UNITED STATES

SECURITIES AND EXCHANGE COMMISSION

Washington, D.C. 20549

 

 

 

FORM 8-K

 

 

 

CURRENT REPORT

 

Pursuant to Section 13 or 15(d) of the Securities

Exchange Act of 1934

 

August 19, 2013

Date of Report (Date of earliest event reported)

 

 

 

ARROW RESOURCES DEVELOPMENT, INC.

(Exact name of registrant as specified in its charter)

 

 

         
Delaware   1-9224   56-2346563

(State or other jurisdiction

of incorporation)

  (Commission File Number)  

(I.R.S. Employer

Identification No.)

 

Carnegie Hall Tower

152 W. 57th Street

New York, New York 10019

(Address of principal executive offices)

 

(212) 262-2300

(Registrant’s telephone number, including area code)

 

Check the appropriate box below if the Form 8-K filing is intended to simultaneously satisfy the filing obligation of the registrant under any of the following provisions (see General Instruction A.2. below):

 

¨ Written communications pursuant to Rule 425 under the Securities Act (17 CFR 230.425)

 

¨ Soliciting material pursuant to Rule 14a-12 under the Exchange Act (17 CFR 240.14a-12)

 

¨ Pre-commencement communications pursuant to Rule 14d-2(b) under the Exchange Act (17 CFR 240.14d-2(b))

 

¨ Pre-commencement communications pursuant to Rule 13e-4(c) under the Exchange Act (17 CFR 240.13e-4(c))

 

 
 

 

Item 4.01 Changes in Registrant’s Certifying Accountant.

 

Effective August 19, 2013, KBL, LLP resigned as the Company’s independent registered public accounting firm.

 

During KBL LLP’s tenure as the Company’s auditors there were (i) no disagreements with KBL, LLP on any matter of accounting principles or practices, financial statement disclosure, or auditing scope or procedure, and (ii) no “reportable events” as that term is defined in Item 304(a)(1)(v) of Regulation S-K.

 

The reports of KBL, LLP regarding the Company’s financial statements for the years ended December 31 2012 and 2011 did not contain any adverse opinion or disclaimer of opinion and were not qualified or modified as to uncertainty, audit scope or accounting principles, except that the audit reports contained an explanatory paragraph which noted that there was substantial doubt about the Company’s ability to continue as a going concern.

 

On August 19, 2013 the Registrant engaged Seale and Beers, CPAs as the Registrant’s new independent registered public accounting firm.
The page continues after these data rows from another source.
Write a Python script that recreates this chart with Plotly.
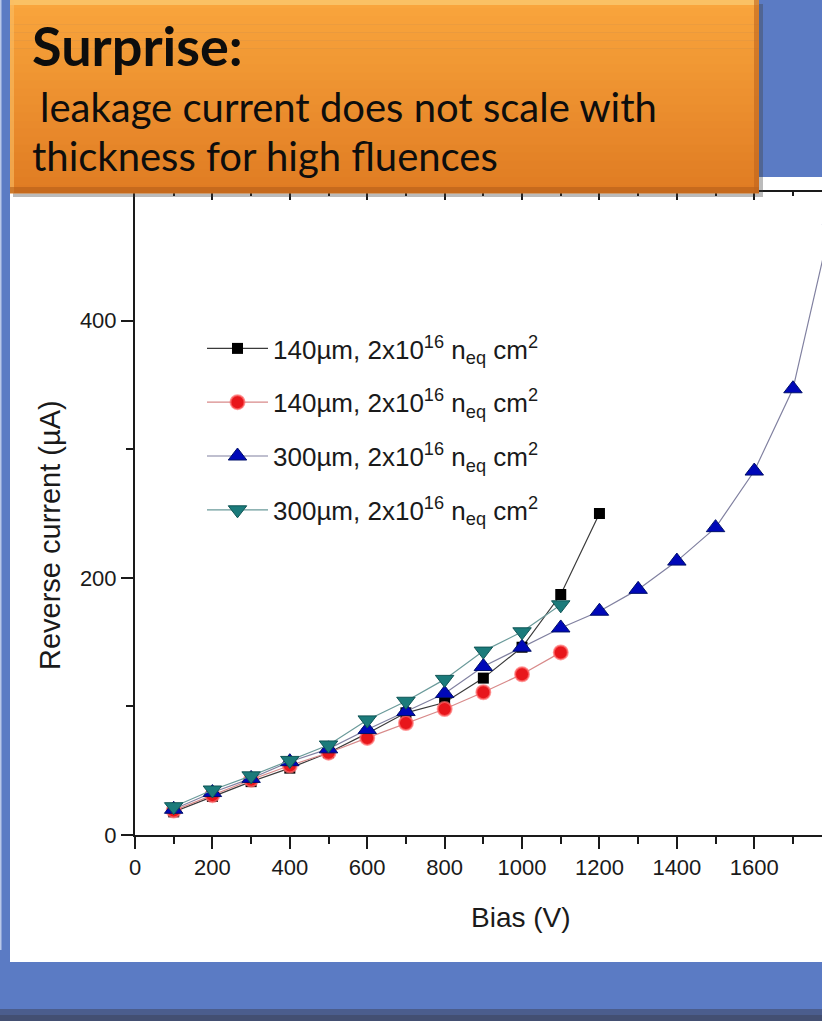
import plotly.graph_objects as go

# ---------------- data ----------------
bias_140a = [100, 200, 300, 400, 500, 600, 700, 800, 900, 1000, 1100, 1200]
curr_140a = [18, 30, 41.5, 52, 64, 79, 95, 103, 122, 146, 187, 250]

bias_140b = [100, 200, 300, 400, 500, 600, 700, 800, 900, 1000, 1100]
curr_140b = [19, 31, 43, 54, 64, 75.5, 87, 98, 111, 125, 142]

bias_300a = [100, 200, 300, 400, 500, 600, 700, 800, 900, 1000, 1100, 1200,
             1300, 1400, 1500, 1600, 1700, 1800]
curr_300a = [20, 33, 44, 57, 67, 82, 96, 110, 131, 146, 161, 174,
             191, 213, 239, 283, 347, 478]

bias_300b = [100, 200, 300, 400, 500, 600, 700, 800, 900, 1000, 1100]
curr_300b = [22, 35, 46, 58, 70, 89.5, 104, 121, 143, 158, 179]

legend_label_140 = "140µm, 2x10<sup>16</sup> n<sub>eq</sub> cm<sup>2</sup>"
legend_label_300 = "300µm, 2x10<sup>16</sup> n<sub>eq</sub> cm<sup>2</sup>"

x_title = "Bias (V)"
y_title = "Reverse current (µA)"
callout_title = "<b>Surprise:</b>"
callout_line1 = "leakage current does not scale with"
callout_line2 = "thickness for high fluences"

# ---------------- layout geometry ----------------
W, H = 822, 1021
L, R, T, B = 135, 822, 192, 835


def px_x(px):
    return (px - L) / (R - L)


def px_y(py):
    return (B - py) / (B - T)


AXFONT = "Liberation Sans, Arial, sans-serif"

fig = go.Figure()

fig.add_trace(go.Scatter(
    x=bias_140a, y=curr_140a, name=legend_label_140, legendgroup="a",
    mode="lines+markers",
    line=dict(color="#3a3a3a", width=1.2),
    marker=dict(symbol="square", size=11, color="#000000",
                line=dict(color="#000000", width=0))))
fig.add_trace(go.Scatter(
    x=bias_140b, y=curr_140b, name=legend_label_140, legendgroup="b",
    mode="lines+markers",
    line=dict(color="#d88a8a", width=1.2),
    marker=dict(symbol="circle", size=14, color="#e8161b",
                line=dict(color="rgba(255,110,110,0.7)", width=2))))
fig.add_trace(go.Scatter(
    x=bias_300a, y=curr_300a, name=legend_label_300, legendgroup="c",
    mode="lines+markers",
    line=dict(color="#8080a0", width=1.2),
    marker=dict(symbol="triangle-up", size=16, color="#0008b8",
                line=dict(color="#00106a", width=1))))
fig.add_trace(go.Scatter(
    x=bias_300b, y=curr_300b, name=legend_label_300, legendgroup="d",
    mode="lines+markers",
    line=dict(color="#6a9a9a", width=1.2),
    marker=dict(symbol="triangle-down", size=16, color="#1b7b7b",
                line=dict(color="#0f5555", width=1))))
# empty trace so that the top (mirror) axis is drawn
fig.add_trace(go.Scatter(x=[], y=[], xaxis="x2", yaxis="y", showlegend=False,
                         hoverinfo="skip"))

shapes = []
# white panel behind the chart
shapes.append(dict(type="rect", xref="paper", yref="paper", layer="below",
                   x0=px_x(10), x1=px_x(830), y0=px_y(962), y1=px_y(177),
                   fillcolor="white", line=dict(width=0)))
# left light edge
shapes.append(dict(type="rect", xref="paper", yref="paper", layer="below",
                   x0=px_x(0), x1=px_x(1.5), y0=px_y(950), y1=px_y(0),
                   fillcolor="#b9c7e8", line=dict(width=0)))
# bottom dark strip
shapes.append(dict(type="rect", xref="paper", yref="paper", layer="below",
                   x0=px_x(0), x1=px_x(830), y0=px_y(1030), y1=px_y(1009),
                   fillcolor="#4b5d8d", line=dict(width=0)))
shapes.append(dict(type="rect", xref="paper", yref="paper", layer="below",
                   x0=px_x(0), x1=px_x(830), y0=px_y(1030), y1=px_y(1015),
                   fillcolor="#434f72", line=dict(width=0)))

# orange callout: shadow
shapes.append(dict(type="rect", xref="paper", yref="paper", layer="above",
                   x0=px_x(13), x1=px_x(763), y0=px_y(197), y1=px_y(4),
                   fillcolor="rgba(60,60,60,0.35)", line=dict(width=0)))
# gradient bands
top_c = (249, 165, 60)
bot_c = (224, 124, 35)
n = 24
y_top, y_bot = 0, 193
for i in range(n):
    t = i / (n - 1)
    c = tuple(int(round(top_c[k] + (bot_c[k] - top_c[k]) * t)) for k in range(3))
    ya = y_top + (y_bot - y_top) * i / n
    yb = y_top + (y_bot - y_top) * (i + 1) / n
    shapes.append(dict(type="rect", xref="paper", yref="paper", layer="above",
                       x0=px_x(10), x1=px_x(759), y0=px_y(yb + 0.6), y1=px_y(ya),
                       fillcolor="rgb(%d,%d,%d)" % c, line=dict(width=0)))
# bevel highlights / edges
shapes.append(dict(type="rect", xref="paper", yref="paper", layer="above",
                   x0=px_x(10), x1=px_x(759), y0=px_y(5), y1=px_y(0),
                   fillcolor="rgba(250,200,110,0.8)", line=dict(width=0)))
shapes.append(dict(type="rect", xref="paper", yref="paper", layer="above",
                   x0=px_x(10), x1=px_x(14), y0=px_y(193), y1=px_y(0),
                   fillcolor="rgba(250,190,100,0.6)", line=dict(width=0)))
shapes.append(dict(type="rect", xref="paper", yref="paper", layer="above",
                   x0=px_x(10), x1=px_x(759), y0=px_y(193), y1=px_y(187),
                   fillcolor="rgba(180,95,25,0.6)", line=dict(width=0)))
shapes.append(dict(type="rect", xref="paper", yref="paper", layer="above",
                   x0=px_x(754), x1=px_x(759), y0=px_y(193), y1=px_y(0),
                   fillcolor="rgba(190,100,30,0.6)", line=dict(width=0)))

annotations = [
    dict(text=callout_title, xref="paper", yref="paper", x=px_x(30), y=px_y(45),
         xanchor="left", yanchor="middle", showarrow=False,
         font=dict(family="Lato, sans-serif", size=54, color="#0d0d0d")),
    dict(text=callout_line1, xref="paper", yref="paper", x=px_x(38), y=px_y(107),
         xanchor="left", yanchor="middle", showarrow=False,
         font=dict(family="Lato, sans-serif", size=40, color="#0d0d0d")),
    dict(text=callout_line2, xref="paper", yref="paper", x=px_x(30), y=px_y(156),
         xanchor="left", yanchor="middle", showarrow=False,
         font=dict(family="Lato, sans-serif", size=40, color="#0d0d0d")),
    # axis titles placed as in the reference
    dict(text=x_title, xref="paper", yref="paper", x=px_x(521), y=px_y(917),
         xanchor="center", yanchor="middle", showarrow=False,
         font=dict(family=AXFONT, size=28, color="#1a1a1a")),
    dict(text=y_title, xref="paper", yref="paper", x=px_x(50), y=px_y(535),
         xanchor="center", yanchor="middle", showarrow=False, textangle=-90,
         font=dict(family=AXFONT, size=29, color="#1a1a1a")),
]

axis_common = dict(showgrid=False, zeroline=False, showline=True,
                   linecolor="#1a1a1a", linewidth=2)

fig.update_layout(
    width=W, height=H,
    margin=dict(l=L, r=W - R, t=T, b=H - B, pad=0),
    paper_bgcolor="#5b7bc4",
    plot_bgcolor="white",
    font=dict(family=AXFONT, color="#1a1a1a"),
    showlegend=True,
    legend=dict(x=px_x(202), y=px_y(325), xanchor="left", yanchor="top",
                bgcolor="rgba(0,0,0,0)", borderwidth=0,
                font=dict(family=AXFONT, size=26, color="#1a1a1a"),
                itemwidth=61, traceorder="grouped", tracegroupgap=17),
    xaxis=dict(range=[0, 1775], tick0=0, dtick=200, ticks="outside",
               ticklen=12, tickwidth=2, tickcolor="#1a1a1a",
               minor=dict(dtick=100, ticks="outside", ticklen=7, tickwidth=2,
                          tickcolor="#1a1a1a"),
               tickfont=dict(size=22, family=AXFONT),
               **axis_common),
    xaxis2=dict(range=[0, 1775], overlaying="x", side="top", anchor="y",
                tick0=0, dtick=200, ticks="inside", ticklen=8, tickwidth=2,
                tickcolor="#1a1a1a", showticklabels=False, showgrid=False,
                zeroline=False, showline=True, linecolor="#1a1a1a", linewidth=2,
                minor=dict(dtick=100, ticks="inside", ticklen=4, tickwidth=2,
                           tickcolor="#1a1a1a")),
    yaxis=dict(range=[0, 500], tick0=0, dtick=200, ticks="outside",
               ticklen=12, tickwidth=2, tickcolor="#1a1a1a",
               minor=dict(dtick=100, ticks="outside", ticklen=7, tickwidth=2,
                          tickcolor="#1a1a1a"),
               tickfont=dict(size=22, family=AXFONT),
               **axis_common),
    shapes=shapes,
    annotations=annotations,
)

fig.write_html(
    "out.html",
    config={"displayModeBar": False},
    post_script="document.body.style.margin='0';document.body.style.padding='0';"
                "document.documentElement.style.overflow='hidden';",
)
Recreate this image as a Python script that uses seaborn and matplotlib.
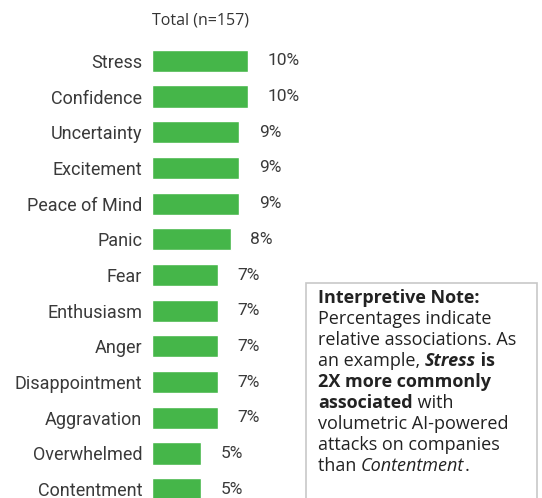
import matplotlib
matplotlib.use("Agg")
import matplotlib.pyplot as plt
import seaborn as sns
import pandas as pd
from matplotlib.patches import Rectangle

categories = ["Stress", "Confidence", "Uncertainty", "Excitement", "Peace of Mind",
              "Panic", "Fear", "Enthusiasm", "Anger", "Disappointment",
              "Aggravation", "Overwhelmed", "Contentment"]
values = [10.0, 10.0, 9.1, 9.1, 9.1, 8.2, 6.9, 6.9, 6.9, 6.9, 6.9, 5.1, 5.1]
value_labels = ["10%", "10%", "9%", "9%", "9%", "8%", "7%", "7%", "7%", "7%", "7%", "5%", "5%"]
title = "Total (n=157)"

sns.set_theme(style="white")
plt.rcParams["font.family"] = ["Roboto", "DejaVu Sans"]

W, H = 542, 498
fig = plt.figure(figsize=(W / 100, H / 100), dpi=100)
ax_left, ax_right = 152, 536
ax_top, ax_bot = 43, 507
ax = fig.add_axes([ax_left / W, 1 - ax_bot / H, (ax_right - ax_left) / W, (ax_bot - ax_top) / H])

df = pd.DataFrame({"category": categories, "value": values})
sns.barplot(data=df, x="value", y="category", orient="h", color="#45B649",
            saturation=1, width=0.62, ax=ax)
ax.set_xlim(0, 40)
ax.set_ylim(len(categories) - 0.5, -0.5)
for s in ax.spines.values():
    s.set_visible(False)
ax.set_xticks([])
ax.set_xlabel("")
ax.set_ylabel("")
ax.tick_params(axis="y", length=0, pad=7, labelsize=13, labelcolor="#3a3a3a")

for i, (v, lab) in enumerate(zip(values, value_labels)):
    ax.annotate(lab, (v, i), xytext=(14, 0), textcoords="offset points",
                va="center", ha="left", fontsize=12.5, color="#3a3a3a")

fig.text(152 / W, 1 - 20 / H, title, ha="left", va="center", fontsize=11.5,
         color="#333333", family=["Open Sans", "DejaVu Sans"])

# note box
fig.patches.append(Rectangle((306 / W, 1 - 503 / H), (537 - 306) / W, (503 - 283) / H,
                             transform=fig.transFigure, fill=True, facecolor="white",
                             edgecolor="#c8c8c8", linewidth=1.2))

lines = [
    [("Interpretive Note:", "bold", "normal")],
    [("Percentages indicate", "normal", "normal")],
    [("relative associations. As", "normal", "normal")],
    [("an example, ", "normal", "normal"), ("Stress", "bold", "italic"), (" is", "bold", "normal")],
    [("2X more commonly", "bold", "normal")],
    [("associated", "bold", "normal"), (" with", "normal", "normal")],
    [("volumetric AI-powered", "normal", "normal")],
    [("attacks on companies", "normal", "normal")],
    [("than ", "normal", "normal"), ("Contentment", "normal", "italic"), (".", "normal", "normal")],
]
fig.canvas.draw()
renderer = fig.canvas.get_renderer()
y0 = 298
dy = 21
for li, segs in enumerate(lines):
    x = 318
    y = y0 + li * dy
    for txt, wt, st in segs:
        t = fig.text(x / W, 1 - y / H, txt, ha="left", va="center", fontsize=13,
                     fontweight=wt, fontstyle=st, color="#222222",
                     family=["Open Sans", "DejaVu Sans"])
        bb = t.get_window_extent(renderer=renderer)
        x += bb.width

fig.savefig("out.png", dpi=100)
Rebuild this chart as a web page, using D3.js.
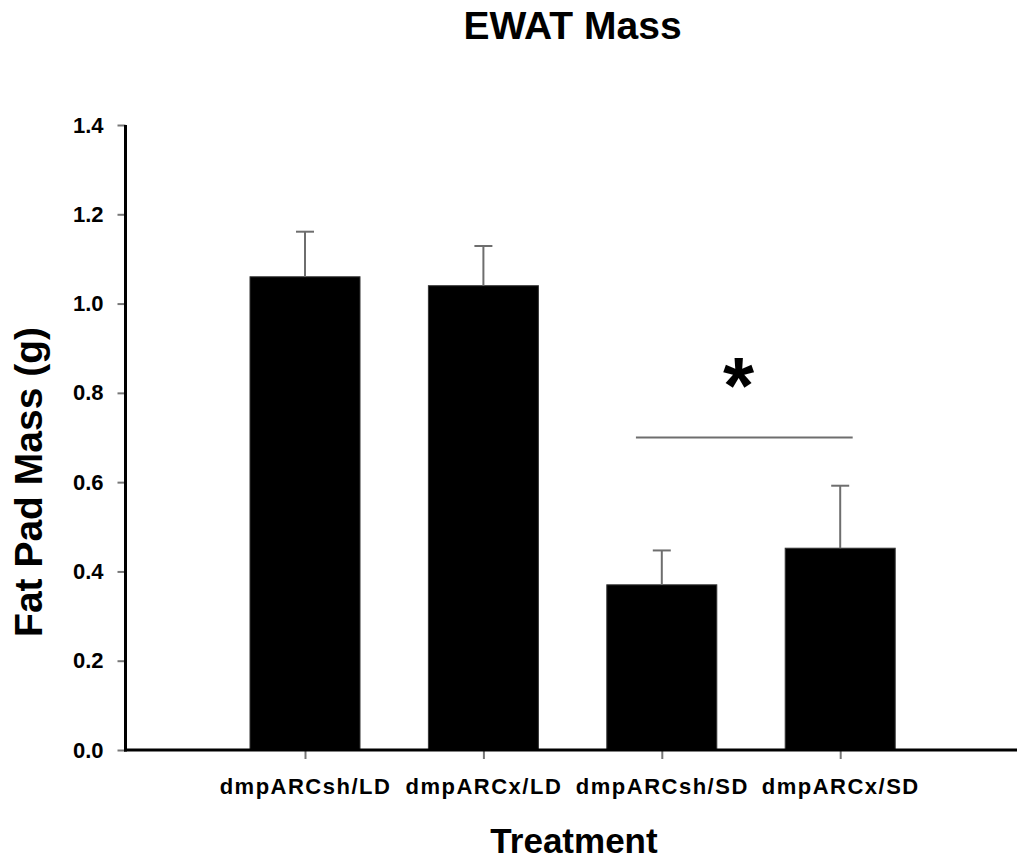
<!DOCTYPE html>
<html>
<head>
<meta charset="utf-8">
<script src="https://cdn.jsdelivr.net/npm/d3@7"></script>
<style>
  html, body { margin: 0; padding: 0; background: #fff; }
  svg { display: block; }
  text { font-family: "Liberation Sans", Arial, sans-serif; font-weight: bold; fill: #000; }
</style>
</head>
<body>
<script>
// ---- data ----
const categories = ["dmpARCsh/LD", "dmpARCx/LD", "dmpARCsh/SD", "dmpARCx/SD"];
const means = [1.06, 1.04, 0.37, 0.452];
const errors = [0.101, 0.089, 0.077, 0.140];
const yTicks = [0.0, 0.2, 0.4, 0.6, 0.8, 1.0, 1.2, 1.4];
const sigLineValue = 0.70;
const sigLineSpan = [2.855, 4.07];
const sigStarPos = [3.43, 0.84];
const titleText = "EWAT Mass";
const xLabel = "Treatment";
const yLabel = "Fat Pad Mass (g)";

const W = 1017, H = 863;
const svg = d3.select("body").append("svg").attr("width", W).attr("height", H);

const x = d3.scaleLinear().domain([0, categories.length + 1]).range([126.6, 1018.6]);
const y = d3.scaleLinear().domain([0, 1.4]).range([750, 125]);
const barW = 110;

// title
svg.append("text").attr("x", 572.5).attr("y", 39).attr("text-anchor", "middle")
  .style("font-size", "39px").text(titleText);

// bars
const data = categories.map((c, i) => ({ c, i: i + 1, m: means[i], e: errors[i] }));
svg.append("g").selectAll("rect").data(data).join("rect")
  .attr("x", d => x(d.i) - barW / 2)
  .attr("width", barW)
  .attr("y", d => y(d.m))
  .attr("height", d => y(0) - y(d.m))
  .attr("fill", "#000")
  .attr("stroke", "#333").attr("stroke-width", 1);

// error bars
const eg = svg.append("g").attr("stroke", "#6e6e6e").attr("stroke-width", 2);
eg.selectAll("line.v").data(data).join("line").attr("class", "v")
  .attr("x1", d => x(d.i)).attr("x2", d => x(d.i))
  .attr("y1", d => y(d.m)).attr("y2", d => y(d.m + d.e));
eg.selectAll("line.c").data(data).join("line").attr("class", "c")
  .attr("x1", d => x(d.i) - 9).attr("x2", d => x(d.i) + 9)
  .attr("y1", d => y(d.m + d.e)).attr("y2", d => y(d.m + d.e));

// y axis
const yAxis = d3.axisLeft(y).tickValues(yTicks).tickFormat(d3.format(".1f"))
  .tickSize(8).tickPadding(14);
const gy = svg.append("g").attr("transform", "translate(125.5,0)").call(yAxis);
gy.select(".domain").remove();
gy.selectAll(".tick line").attr("stroke", "#777").attr("stroke-width", 2);
gy.selectAll(".tick text").style("font-size", "22px")
  .style("font-family", "'Liberation Sans', Arial, sans-serif").style("font-weight", "bold");
svg.append("line").attr("x1", 125.5).attr("x2", 125.5).attr("y1", y(1.4)).attr("y2", y(0) + 1.5)
  .attr("stroke", "#000").attr("stroke-width", 3);

// x axis
const xAxis = d3.axisBottom(x).tickValues(categories.map((c, i) => i + 1))
  .tickFormat(d => categories[d - 1]).tickSize(9).tickPadding(19);
const gx = svg.append("g").attr("transform", `translate(0,${y(0)})`).call(xAxis);
gx.select(".domain").remove();
gx.selectAll(".tick line").attr("stroke", "#777").attr("stroke-width", 2);
gx.selectAll(".tick text").style("font-size", "22px").style("letter-spacing", "1.5px")
  .style("font-family", "'Liberation Sans', Arial, sans-serif").style("font-weight", "bold");
svg.append("line").attr("x1", 124).attr("x2", W).attr("y1", y(0)).attr("y2", y(0))
  .attr("stroke", "#000").attr("stroke-width", 3);

// significance
svg.append("line").attr("x1", x(sigLineSpan[0])).attr("x2", x(sigLineSpan[1]))
  .attr("y1", y(sigLineValue)).attr("y2", y(sigLineValue))
  .attr("stroke", "#6e6e6e").attr("stroke-width", 2);
svg.append("text").attr("x", x(sigStarPos[0])).attr("y", y(sigStarPos[1]) + 38)
  .attr("text-anchor", "middle").style("font-size", "80px").text("*");

// axis titles
svg.append("text").attr("x", 574).attr("y", 853).attr("text-anchor", "middle")
  .style("font-size", "35px").text(xLabel);
svg.append("text").attr("transform", "translate(42,482) rotate(-90)").attr("text-anchor", "middle")
  .style("font-size", "39px").text(yLabel);
</script>
</body>
</html>
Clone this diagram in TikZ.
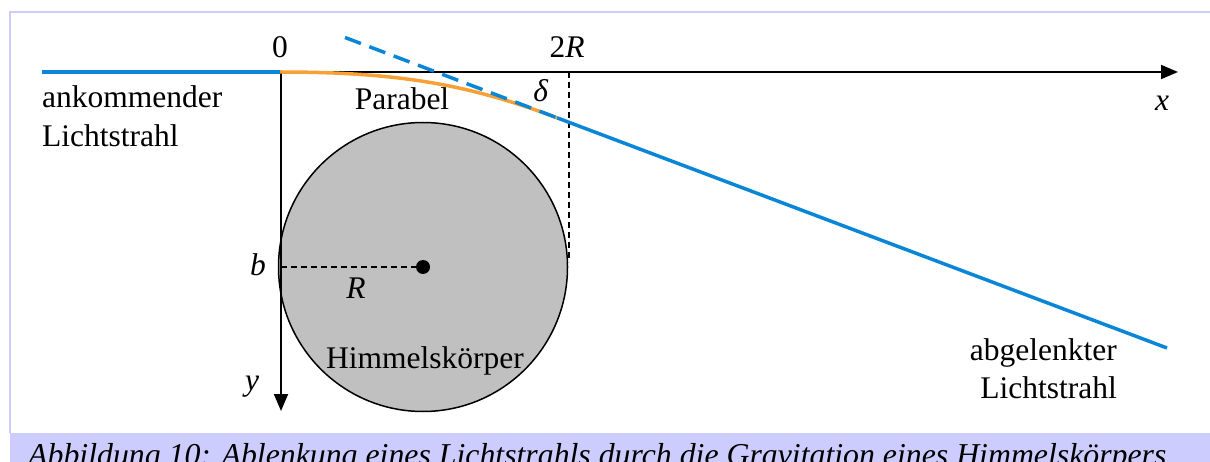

The appointment of Seale and Beers, CPAs was approved by the Board of Directors of the Company.  Seale and Beers, CPAs will be preparing and providing the financial statements that are to be included in the Quarterly Report for the period ended June 30, 2013, as well as all future quarterly and annual reports.  Seale and Beers, CPAs did not prepare or provide any financial reports for any periods prior to the date of engagement.  Neither the Company, nor any person on behalf of the Company, consulted with Seale and Beers, CPAs during the Company’s two most recent fiscal years or the subsequent interim period prior to the engagement of Seale and Beers, CPAs and the resignation of KBL, LLP.    

 

 
 

 

SIGNATURE

 

Pursuant to the requirements of the Securities Exchange Act of 1934, the Registrant has duly caused this report to be signed on its behalf by the undersigned hereunto duly authorized.

 

                 
        ARROW RESOURCES DEVELOPMENT, INC.